Cultivate a Learning Environment

Consider creating an at-home learning environment reserved for studying. Even if it's just a corner of a room, you might decorate it with fun facts related to what your child is studying from month-to-month, or create a graph with stickers for each homework assignment that he or she completes. Encourage your child to draw or paint visual decorations for his or her learning space as subjects shift at school. Consider speaking with your child's teacher for more ideas, or to ask for a schedule of topics that will be covered.

Stock this area with pencils, scratch paper, scissors, tape and art supplies. Ask your child to keep this area clean so that he or she has a fresh start for each new study session. A positive study environment that your child helps to create can support learning.

Set Autonomous Goals

Allowing your child to name his or her goals for each homework assignment can stimulate motivation. Children who feel a sense of autonomy while learning often succeed in school.

If your child doesn't want to set goals for each assignment, start with something simpler, like letting him or her designate an order for homework problems. If you're still struggling to find ways to help, ask your child for ideas about what can be done to improve the situation. Help your child feel in charge of learning by implementing some of his or her choices. External reinforcements for assignment completion, such as material or edible prizes, are less powerful motivators than internal motivation.

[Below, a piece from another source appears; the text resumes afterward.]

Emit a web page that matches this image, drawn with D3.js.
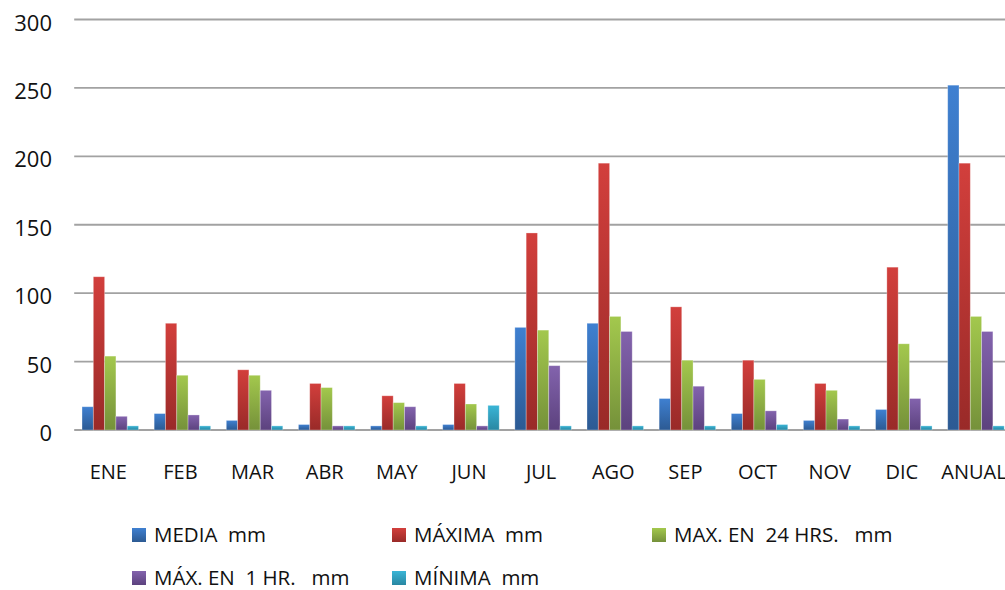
<!DOCTYPE html>
<html>
<head>
<meta charset="utf-8">
<script src="https://cdn.jsdelivr.net/npm/d3@7/dist/d3.min.js"></script>
<style>
  html, body { margin: 0; padding: 0; background: #ffffff; }
  svg { display: block; }
  text { font-family: "Open Sans", "DejaVu Sans", sans-serif; fill: #111; white-space: pre; }
</style>
</head>
<body>
<div id="chart"></div>
<script>
// Precipitation statistics per month (mm)
const categories = ["ENE", "FEB", "MAR", "ABR", "MAY", "JUN", "JUL", "AGO", "SEP", "OCT", "NOV", "DIC", "ANUAL"];
const media   = [17, 12, 7, 4, 3, 4, 75, 78, 23, 12, 7, 15, 252];
const maxima  = [112, 78, 44, 34, 25, 34, 144, 195, 90, 51, 34, 119, 195];
const max24   = [54, 40, 40, 31, 20, 19, 73, 83, 51, 37, 29, 63, 83];
const max1    = [10, 11, 29, 3, 17, 3, 47, 72, 32, 14, 8, 23, 72];
const minima  = [3, 3, 3, 3, 3, 18, 3, 3, 3, 4, 3, 3, 3];
const seriesNames = ["MEDIA  mm", "MÁXIMA  mm", "MAX. EN  24 HRS.   mm", "MÁX. EN  1 HR.   mm", "MÍNIMA  mm"];
const yTicks = [0, 50, 100, 150, 200, 250, 300];

const seriesValues = [media, maxima, max24, max1, minima];
const colorsTop    = ["#3f80d1", "#d23f3c", "#a3c84d", "#8363ad", "#3ab5d6"];
const colorsBottom = ["#2c5a93", "#992a28", "#75913a", "#5c427e", "#2987a2"];

const W = 1005, H = 590;
const svg = d3.select("#chart").append("svg").attr("width", W).attr("height", H);

// vertical gradients, one per series
const defs = svg.append("defs");
seriesNames.forEach((_, i) => {
  const g = defs.append("linearGradient")
    .attr("id", "grad" + i).attr("x1", 0).attr("y1", 0).attr("x2", 0).attr("y2", 1);
  g.append("stop").attr("offset", "0%").attr("stop-color", colorsTop[i]);
  g.append("stop").attr("offset", "100%").attr("stop-color", colorsBottom[i]);
});

const plotLeft = 74.2, step = 72.14;
const x = d3.scaleBand()
  .domain(categories)
  .range([plotLeft, plotLeft + step * categories.length])
  .paddingInner(0.217)
  .paddingOuter(0.1085);
const xs = d3.scaleBand().domain(d3.range(seriesNames.length)).range([0, x.bandwidth()]);
const y = d3.scaleLinear().domain([0, 300]).range([430, 19.5]);

// gridlines
svg.append("g").selectAll("line").data(yTicks).join("line")
  .attr("x1", plotLeft).attr("x2", W + 10)
  .attr("y1", d => y(d)).attr("y2", d => y(d))
  .attr("stroke", "#a2a2a2").attr("stroke-width", 1.8);

// y axis labels
const yAxis = d3.axisLeft(y).tickValues(yTicks).tickSize(0).tickPadding(0);
const gy = svg.append("g").attr("transform", "translate(52,0)").call(yAxis);
gy.select(".domain").remove();
gy.selectAll("text")
  .attr("font-size", 22).attr("font-family", "Open Sans, sans-serif")
  .attr("fill", "#111").attr("dy", "0.48em").attr("text-anchor", "end");

// bars
const groups = svg.append("g").selectAll("g").data(categories).join("g")
  .attr("transform", d => `translate(${x(d)},0)`);
groups.selectAll("rect")
  .data((c, ci) => seriesValues.map((vals, si) => ({ si, v: vals[ci] })))
  .join("rect")
  .attr("x", d => xs(d.si))
  .attr("width", xs.bandwidth())
  .attr("y", d => y(d.v))
  .attr("height", d => y(0) - y(d.v))
  .attr("fill", d => `url(#grad${d.si})`)
  .attr("stroke", "rgba(255,255,255,0.35)")
  .attr("stroke-width", 0.8);

// x axis labels
const xAxis = d3.axisBottom(x).tickSize(0).tickPadding(0);
const gx = svg.append("g").attr("transform", "translate(-2,479)").call(xAxis);
gx.select(".domain").remove();
gx.selectAll("text")
  .attr("font-size", 20).attr("font-family", "Open Sans, sans-serif")
  .attr("fill", "#111").attr("dy", 0).attr("y", 0);

// legend
const legendPos = [[132, 528], [392, 528], [652, 528], [132, 571], [392, 571]];
const legend = svg.append("g").selectAll("g").data(seriesNames).join("g")
  .attr("transform", (d, i) => `translate(${legendPos[i][0]},${legendPos[i][1]})`);
legend.append("rect")
  .attr("width", 14).attr("height", 14)
  .attr("fill", (d, i) => `url(#grad${i})`);
legend.append("text")
  .attr("x", 22).attr("y", 14)
  .attr("font-size", 20.5)
  .text(d => d);
</script>
</body>
</html>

Maintain a Positive Attitude

Your attitude toward learning provides a strong influence on your child. When your child sees you enjoy activities that he or she must do in school, such as reading books or magazine articles, your child will be more likely to become interested in the activity.

Reassurance can also be a key contributor to motivation. Let your child know that he or she is capable of completing assignments and increasing his or her ability in every skill. Though children learn at different paces, attention and practice strengthens their skills. When your child makes mistakes, you can offer corrective feedback and point out a positive aspect of his or her effort, such as attentive participation.

Encourage Activities

Discovering whether your child is an auditory, kinesthetic or visual learner (as elaborated by Howard Gardner's theory of multiple intelligences) will allow you to create study activities that encourage your child's natural strengths. For example, if your child is a visual learner, you might stock his or her learning area with a stack of associative visual aides. Then you can ask him or her to locate a correlative image for each completed homework assignment.

Auditory learners take in information by hearing and analyzing sounds. To nurture learning, practice listening to stories on tape or reading aloud with your child. Consider asking your auditory learner questions about his or her work that can be explained point-by-point.

If your child is a kinesthetic learner, he or she may enjoy activities that allow movement and touch. Acting out stories as plays, making angles or shapes with their bodies and physically locating objects related to the subject will engage kinesthetic learners.

Make sure that any learning activities you choose are age-appropriate. Activities that are too hard may discourage your child while activities that are too easy may bore him or her. Choose activities that are challenging, but not overwhelming.